Shell being smart by half dangled $29 billion and $1.8 billion as monies paid in the last four years to the federal government and NDDC respectively. We will want to know if the amount to the NDDC was exactly all that Shell was obligated to pay to the escrow account between 2012 and 2016 or if it’s a fraction of it.  Since the NDDC came into existence and oil producing companies were obligated by the Act establishing the agency to pay certain percentage of their annual budget into the escrow for the development of the region, has Shell been paying up as at when due or there are still backlogs of unpaid arrears by the company? We need all these facts to help us ascertain whether Shell has done what Napoleon could not do by paying $1.8 billion to the NDDC in four years.

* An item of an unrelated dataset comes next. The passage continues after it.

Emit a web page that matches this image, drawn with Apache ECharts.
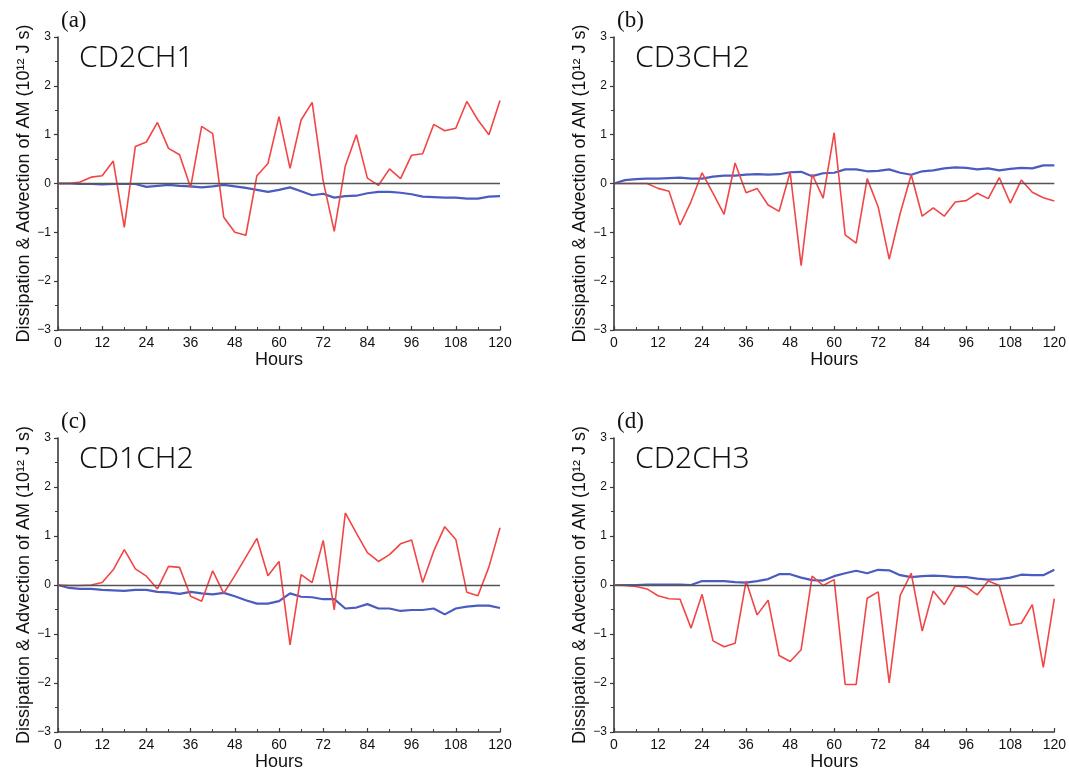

Also, Shell did not tell us whether the $29 billion it claimed to have paid to the federal government was for taxes, royalties, rents or government’s share of the return on investments by the joint venture.
If Shell’s top management is not complicit in this grand scam to delude (un)suspecting stakeholders, then it follows that they are complacent and/or incompetent as it appears they are being led by their noses by unscrupulous subordinates.

Is Weli and those that sent him on this mission of mischief not aware that the company’s entire operational areas are littered with outrightly unsustainable and poorly implemented community projects that could not be rationalized when juxtaposed against the project cost, location, impact, objectives etc?

The earlier SPDC recognizes and realizes that they can no longer hoodwink anybody in their operational areas by obfuscating issues and come clean in their dealings with all stakeholders the better it will be for them and their future in the Niger Delta. Running to offshore arena would not save them from paying the wages of their sins against the people. God bless the Niger Delta!